3 山陽新幹線片持ちスラブを対象とした調査方法

 本調査の対象は、経年49年、3層3径間、地表面から床版天端までの高さ13.5m、橋長26.0mのラーメン高架橋であり(図-1)、南面の片持ちスラブを調査対象としました。片持ちスラブを対象としたのは、一般的に側道に沿って位置しておりコンクリートが剥落すると第三者影響のリスクが高いからです。南面を対象としたのは、日照による温度変化の影響が大きいこと、部材厚が小さく温度変化しやすいことによります。なお、調査箇所のコンクリート表面に最も近い鉄筋はD13であり、設計かぶりは25mmです。


図-1 調査対象高架橋の概要図

 調査対象の変状概要を写真-2に示します。かぶりコンクリートに介在する空洞の大きさが異なると、赤外線による剥離検知性能にも違いが発生する可能性があると考え、剥離の程度が異なる2つの変状に着目することとしました。変状1は目視で剥離の確認が可能な変状で、変状2は目視で剥離の確認が困難ですが打音では確認可能な変状です。なお、両変状ともに表面被覆工が施工されており、その仕様は不明でしたが、塗膜厚が薄いため、温度変化への寄与は限定的であると考えています。


写真-2 調査対象の変状概要

 赤外線カメラ撮影状況を写真-3に示します。赤外線カメラの操作性等を考慮し、変状を見上げる角度でカメラを構え、カメラから変状まで6.5m、高さ3.5mの位置で撮影を行いました。


写真-3 赤外線カメラ撮影状況

 撮影に使用したカメラの性能を表-2に示します。参考に、長田らおよび虫明らが使用したカメラの性能も示しています。最小検知温度差が0.1℃から0.025℃に向上し、画素数は320×240から640×480に向上しています。これは、画像解析をする際に、剥離部とその周辺の健全部の温度差を詳細に判別が可能となったことを示しています。なお、赤外線カメラは、太陽光の影響が小さく昼間の調査に適している長周波帯を測定する機種と、太陽光の影響が大きいが周辺の反射による影響が小さく夜間の調査に適している短周波帯を測定する機種に分かれています。ここでは、夜間も調査しますが、昼間での調査を主な使用と考え、長周波帯を測定する機種を選定しました。
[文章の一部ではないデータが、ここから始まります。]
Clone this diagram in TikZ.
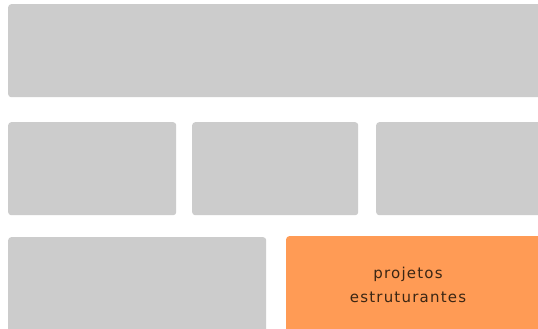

表-2 赤外線カメラの性能(長田ら、虫明らの使用したカメラは日本アビオニクス(株)のTVS-600シリーズ)

 撮影期間は2021年1月から2021年12月までの約1年間、撮影頻度は月1回、撮影時間帯は2021年1月から2021年6月までは9時から17時、2021年7月から2021年12月までは9時~翌9時としました。撮影と同時に記録したデータは、気温、風速、日照時間や天気です。
赤外線画像による剥離判別の概要を図-2に示します。撮影した画像は、赤外線カメラ付属の解析ソフトを使用してコンター図上の剥離部と健全部の温度差を計測し、剥離部と健全部の色の違いの明確さにより剥離部の判別性を判定することとしました。なお、判定は、明確に判別可能を○、不明瞭を▲、判別不可能を×としました。